Single by The Lettermen
- B-side: "Two Brothers"
- Released: 1963
- Label: Capitol
- Songwriter: Irving Gordon

The Lettermen singles chronology
| "Heartache Oh Heartache" (1963) | "Allentown Jail" (1963) | "Where or When" (1963) |

= Allentown Jail =

1963 single by The Lettermen

"Allentown Jail" is a folk-style song, written by Irving Gordon.

==Background==
The song tells the story of a man who tries to steal a diamond ring for his girlfriend, gets caught, and ends up in the Allentown jail.

==Recordings==
- In 1951, Jo Stafford recorded this song. It was released as a single on Columbia Records.
- In 1960, Kathy Linden recorded it as her first single on Monument Records.
- The Kingston Trio recorded a version in 1962, as the song became popular in the folk scene.

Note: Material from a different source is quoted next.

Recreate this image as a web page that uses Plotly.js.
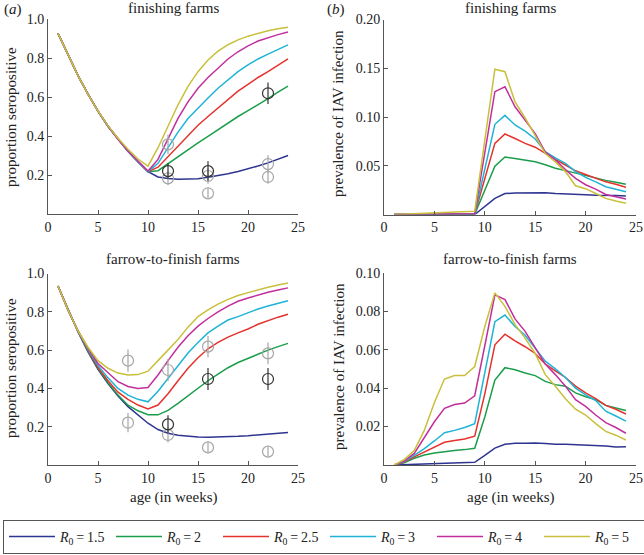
<!DOCTYPE html>
<html>
<head>
<meta charset="utf-8">
<script src="https://cdn.plot.ly/plotly-3.0.1.min.js"></script>
<style>html,body{margin:0;padding:0;background:#fff;}#chart{width:644px;height:555px;}</style>
</head>
<body>
<div id="chart"></div>
<script>
// ---------- data ----------
const seriesNames = ['<i>R</i><sub>0</sub>\u2009=\u20091.5','<i>R</i><sub>0</sub>\u2009=\u20092','<i>R</i><sub>0</sub>\u2009=\u20092.5','<i>R</i><sub>0</sub>\u2009=\u20093','<i>R</i><sub>0</sub>\u2009=\u20094','<i>R</i><sub>0</sub>\u2009=\u20095'];
const seriesColors = ['#2e3590','#1b9e4b','#e5322d','#1fb4d6','#c22f9d','#c8c03a'];

const weeks = [1,2,3,4,5,6,7,8,9,10,11,12,13,14,15,16,17,18,19,20,21,22,23,24];
const weeksTR = [1,2,3,4,5,6,7,8,9,11,12,13,14,15,16,17,18,19,20,21,22,23,24];

// (a) finishing farms: proportion seropositive
const seroFin_R15 = [0.926,0.815,0.71,0.615,0.528,0.45,0.383,0.322,0.268,0.217,0.19,0.182,0.178,0.178,0.181,0.188,0.196,0.206,0.218,0.231,0.246,0.262,0.28,0.3];
const seroFin_R2  = [0.926,0.815,0.71,0.615,0.528,0.45,0.383,0.322,0.268,0.217,0.222,0.258,0.295,0.33,0.365,0.398,0.432,0.467,0.5,0.53,0.56,0.592,0.625,0.656];
const seroFin_R25 = [0.926,0.815,0.71,0.615,0.528,0.45,0.383,0.322,0.268,0.217,0.24,0.295,0.35,0.405,0.455,0.5,0.545,0.59,0.63,0.665,0.7,0.73,0.763,0.795];
const seroFin_R3  = [0.926,0.815,0.71,0.615,0.528,0.45,0.383,0.322,0.268,0.217,0.26,0.34,0.42,0.49,0.545,0.595,0.645,0.69,0.73,0.765,0.795,0.82,0.845,0.867];
const seroFin_R4  = [0.926,0.815,0.71,0.615,0.528,0.45,0.383,0.323,0.27,0.22,0.28,0.385,0.49,0.575,0.645,0.7,0.75,0.795,0.832,0.862,0.887,0.905,0.92,0.933];
const seroFin_R5  = [0.926,0.815,0.71,0.615,0.528,0.452,0.388,0.332,0.282,0.245,0.34,0.45,0.56,0.655,0.73,0.79,0.835,0.868,0.893,0.912,0.927,0.94,0.95,0.958];

// (a) farrow-to-finish farms: proportion seropositive
const seroFtf_R15 = [0.935,0.81,0.695,0.59,0.5,0.425,0.36,0.305,0.26,0.218,0.185,0.166,0.155,0.149,0.146,0.145,0.146,0.148,0.15,0.153,0.157,0.162,0.166,0.17];
const seroFtf_R2  = [0.935,0.81,0.697,0.595,0.505,0.43,0.365,0.312,0.283,0.263,0.262,0.285,0.322,0.362,0.4,0.44,0.475,0.508,0.535,0.558,0.58,0.6,0.618,0.635];
const seroFtf_R25 = [0.935,0.81,0.7,0.6,0.51,0.44,0.38,0.343,0.313,0.293,0.313,0.372,0.44,0.505,0.56,0.607,0.64,0.668,0.69,0.71,0.735,0.755,0.772,0.787];
const seroFtf_R3  = [0.935,0.81,0.7,0.605,0.52,0.455,0.4,0.365,0.343,0.33,0.385,0.45,0.52,0.585,0.64,0.69,0.725,0.757,0.775,0.795,0.815,0.83,0.845,0.858];
const seroFtf_R4  = [0.935,0.81,0.7,0.61,0.53,0.48,0.435,0.41,0.4,0.405,0.47,0.545,0.615,0.675,0.725,0.765,0.8,0.83,0.855,0.872,0.888,0.902,0.914,0.925];
const seroFtf_R5  = [0.935,0.81,0.7,0.615,0.545,0.505,0.48,0.47,0.472,0.49,0.545,0.6,0.655,0.72,0.775,0.81,0.84,0.865,0.885,0.9,0.915,0.928,0.94,0.95];

// (b) finishing farms: prevalence of IAV infection (weeksTR)
const prevFin_R15 = [0,0,0,0,0,0,0,0,0,0.0165,0.0215,0.022,0.022,0.0225,0.0222,0.0215,0.0213,0.021,0.0203,0.0198,0.02,0.0195,0.019];
const prevFin_R2  = [0,0,0.0001,0.0001,0.0002,0.0002,0.0003,0.0003,0.0003,0.0495,0.059,0.0575,0.0555,0.054,0.051,0.0475,0.045,0.0425,0.0395,0.0375,0.035,0.033,0.031];
const prevFin_R25 = [0,0,0.0001,0.0002,0.0003,0.0004,0.0005,0.0005,0.0005,0.073,0.0826,0.078,0.073,0.069,0.0625,0.0565,0.0508,0.0448,0.041,0.0376,0.0335,0.031,0.028];
const prevFin_R3  = [0,0.0001,0.0002,0.0003,0.0004,0.0005,0.0006,0.0006,0.0006,0.0925,0.1017,0.0918,0.0855,0.0775,0.0645,0.058,0.0525,0.044,0.038,0.0335,0.0285,0.026,0.0234];
const prevFin_R4  = [0,0.0002,0.0003,0.0005,0.0006,0.0007,0.0008,0.0008,0.0008,0.126,0.131,0.1105,0.097,0.083,0.064,0.056,0.046,0.037,0.0305,0.026,0.0205,0.018,0.016];
const prevFin_R5  = [0,0.0005,0.001,0.0015,0.002,0.0025,0.003,0.0032,0.0033,0.149,0.1465,0.1155,0.099,0.081,0.0625,0.054,0.044,0.0295,0.0265,0.0215,0.0165,0.0138,0.0115];

// (b) farrow-to-finish farms: prevalence of IAV infection (weeks)
const prevFtf_R15 = [0,0.0002,0.0004,0.0006,0.0009,0.0011,0.0012,0.0013,0.0014,0.005,0.0088,0.0108,0.0113,0.0113,0.0115,0.0112,0.0108,0.0108,0.0106,0.0103,0.0103,0.0099,0.0094,0.0095];
const prevFtf_R2  = [0,0.0012,0.0035,0.0052,0.0062,0.007,0.0075,0.008,0.0087,0.025,0.0442,0.0506,0.0495,0.0478,0.0465,0.0435,0.0418,0.041,0.0375,0.0355,0.034,0.031,0.0295,0.0283];
const prevFtf_R25 = [0,0.0015,0.0042,0.0068,0.0095,0.0118,0.0128,0.0135,0.015,0.037,0.0625,0.068,0.0645,0.0615,0.058,0.0525,0.049,0.0455,0.041,0.0375,0.0345,0.031,0.029,0.0265];
const prevFtf_R3  = [0,0.0018,0.005,0.0085,0.0125,0.0168,0.018,0.0195,0.0215,0.048,0.0745,0.078,0.072,0.0675,0.061,0.054,0.05,0.0455,0.04,0.0365,0.0335,0.028,0.0255,0.0228];
const prevFtf_R4  = [0,0.002,0.006,0.0145,0.0225,0.0295,0.0315,0.0322,0.036,0.062,0.0885,0.086,0.076,0.0695,0.061,0.0525,0.047,0.041,0.034,0.0305,0.026,0.022,0.0195,0.0165];
const prevFtf_R5  = [0,0.0028,0.0075,0.018,0.0325,0.0447,0.0465,0.0465,0.0512,0.072,0.0895,0.0825,0.073,0.066,0.058,0.047,0.041,0.0345,0.029,0.026,0.0215,0.0175,0.0155,0.013];

// observed data (a)
const obsFinBlackX = [12,16,22];
const obsFinBlackY = [0.22,0.22,0.619];
const obsFinBlackErr = [0.04,0.05,0.055];
const obsFinGreyX = [12,12,16,16,22,22];
const obsFinGreyY = [0.357,0.183,0.195,0.106,0.256,0.19];
const obsFinGreyErr = [0.05,0.035,0.04,0.025,0.045,0.035];

const obsFtfBlackX = [12,16,22];
const obsFtfBlackY = [0.212,0.449,0.449];
const obsFtfBlackErr = [0.048,0.058,0.057];
const obsFtfGreyX = [8,8,12,12,16,16,22,22];
const obsFtfGreyY = [0.545,0.221,0.496,0.157,0.618,0.092,0.583,0.07];
const obsFtfGreyErr = [0.058,0.05,0.058,0.04,0.055,0.03,0.057,0.025];

// ticks
const xTicks = [0,5,10,15,20,25];
const xTickText = ['0','5','10','15','20','25'];
const seroTicks = [0.2,0.4,0.6,0.8,1.0];
const seroTickText = ['0.2','0.4','0.6','0.8','1.0'];
const prevFinTicks = [0.05,0.10,0.15,0.20];
const prevFinTickText = ['0.05','0.10','0.15','0.20'];
const prevFtfTicks = [0.02,0.04,0.06,0.08,0.10];
const prevFtfTickText = ['0.02','0.04','0.06','0.08','0.10'];

// ---------- build ----------
const W = 644, H = 555;
const FONT = "'Liberation Serif', 'Times New Roman', serif";
const TXT = '#222';
const BLACKPT = '#333333', GREYPT = '#a6a6a6';

const panels = [
  {xa:'x',  ya:'y',  x:weeks,   ys:[seroFin_R15,seroFin_R2,seroFin_R25,seroFin_R3,seroFin_R4,seroFin_R5], legend:true},
  {xa:'x2', ya:'y2', x:weeksTR, ys:[prevFin_R15,prevFin_R2,prevFin_R25,prevFin_R3,prevFin_R4,prevFin_R5]},
  {xa:'x3', ya:'y3', x:weeks,   ys:[seroFtf_R15,seroFtf_R2,seroFtf_R25,seroFtf_R3,seroFtf_R4,seroFtf_R5]},
  {xa:'x4', ya:'y4', x:weeks,   ys:[prevFtf_R15,prevFtf_R2,prevFtf_R25,prevFtf_R3,prevFtf_R4,prevFtf_R5]}
];

const traces = [];
panels.forEach(p => {
  p.ys.forEach((y, i) => {
    traces.push({
      type:'scatter', mode:'lines', x:p.x, y:y, xaxis:p.xa, yaxis:p.ya,
      name: seriesNames[i], legendgroup:'g'+i, showlegend: !!p.legend,
      line:{color:seriesColors[i], width:1.5}, hoverinfo:'skip'
    });
  });
});

function obs(x, y, err, color, xa, ya) {
  return {
    type:'scatter', mode:'markers', x:x, y:y, xaxis:xa, yaxis:ya, showlegend:false,
    marker:{symbol:'circle-open', size:11, color:color, line:{color:color, width:1.2}},
    error_y:{type:'data', array:err, visible:true, color:color, thickness:1.2, width:0},
    hoverinfo:'skip'
  };
}
traces.push(obs(obsFinGreyX, obsFinGreyY, obsFinGreyErr, GREYPT, 'x', 'y'));
traces.push(obs(obsFinBlackX, obsFinBlackY, obsFinBlackErr, BLACKPT, 'x', 'y'));
traces.push(obs(obsFtfGreyX, obsFtfGreyY, obsFtfGreyErr, GREYPT, 'x3', 'y3'));
traces.push(obs(obsFtfBlackX, obsFtfBlackY, obsFtfBlackErr, BLACKPT, 'x3', 'y3'));

function px(v){ return v / W; }
function py(v){ return 1 - v / H; }

function xax(l, r, anchor) {
  return {domain:[px(l), px(r)], anchor:anchor, range:[0,25], tickvals:xTicks, ticktext:xTickText,
    ticks:'inside', ticklen:4, tickcolor:'#555', showline:true, linecolor:'#555', linewidth:1,
    showgrid:false, zeroline:false, tickfont:{family:FONT, size:14, color:TXT}, fixedrange:true};
}
function yax(b, t, range, tv, tt, anchor) {
  return {domain:[py(b), py(t)], anchor:anchor, range:range, tickvals:tv, ticktext:tt,
    ticks:'inside', ticklen:4, tickcolor:'#555', showline:true, linecolor:'#555', linewidth:1,
    showgrid:false, zeroline:false, tickfont:{family:FONT, size:14, color:TXT}, fixedrange:true};
}

function ann(text, x, y, opts) {
  return Object.assign({text:text, x:px(x), y:py(y), xref:'paper', yref:'paper', showarrow:false,
    xanchor:'center', yanchor:'middle', font:{family:FONT, size:15, color:TXT}}, opts||{});
}

const layout = {
  width:W, height:H, margin:{l:0,r:0,t:0,b:0, autoexpand:false}, paper_bgcolor:'#fff', plot_bgcolor:'#fff',
  showlegend:true,
  xaxis:  xax(48, 298, 'y'),
  yaxis:  yax(214, 19, [0,1], seroTicks, seroTickText, 'x'),
  xaxis2: xax(384, 636, 'y2'),
  yaxis2: yax(214.5, 19.5, [0,0.2], prevFinTicks, prevFinTickText, 'x2'),
  xaxis3: xax(48, 298, 'y3'),
  yaxis3: yax(465, 273.5, [0,1], seroTicks, seroTickText, 'x3'),
  xaxis4: xax(384, 636, 'y4'),
  yaxis4: yax(465, 272.7, [0,0.1], prevFtfTicks, prevFtfTickText, 'x4'),
  legend:{orientation:'h', x:px(3), y:py(520), xanchor:'left', yanchor:'top',
    bordercolor:'#555', borderwidth:1, bgcolor:'#fff',
    entrywidth:46, entrywidthmode:'pixels', itemwidth:46,
    font:{family:FONT, size:14, color:TXT}, traceorder:'normal', itemclick:false, itemdoubleclick:false},
  annotations:[
    ann('(<i>a</i>)', 2, 9, {xanchor:'left'}),
    ann('(<i>b</i>)', 325, 9, {xanchor:'left'}),
    ann('finishing farms', 173, 8.5),
    ann('finishing farms', 510, 8.5),
    ann('farrow-to-finish farms', 173, 259),
    ann('farrow-to-finish farms', 510, 259),
    ann('proportion seropositive', 11, 117, {textangle:-90}),
    ann('proportion seropositive', 11, 368, {textangle:-90}),
    ann('prevalence of IAV infection', 338, 114, {textangle:-90}),
    ann('prevalence of IAV infection', 339, 367, {textangle:-90}),
    ann('age (in weeks)', 173, 497),
    ann('age (in weeks)', 510, 497)
  ]
};

Plotly.newPlot('chart', traces, layout, {staticPlot:true, displayModeBar:false});
</script>
</body>
</html>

The trio had plans of releasing it as a single, but the single never came to fruition. Their version has since been released on various CD compilations of their works.
- In 1963, a more harmonic arrangement was performed by The Lettermen and released as a single. This version incurred some success, but only to a minor degree.

- Other artists who recorded this song include The Seekers, The Springfields, Billy Strange, and British singers Lita Roza and Karen Young. There is also a French adaptation of the song, "Les prisons du roy", by Edith Piaf, which was later covered by Marianne Faithfull.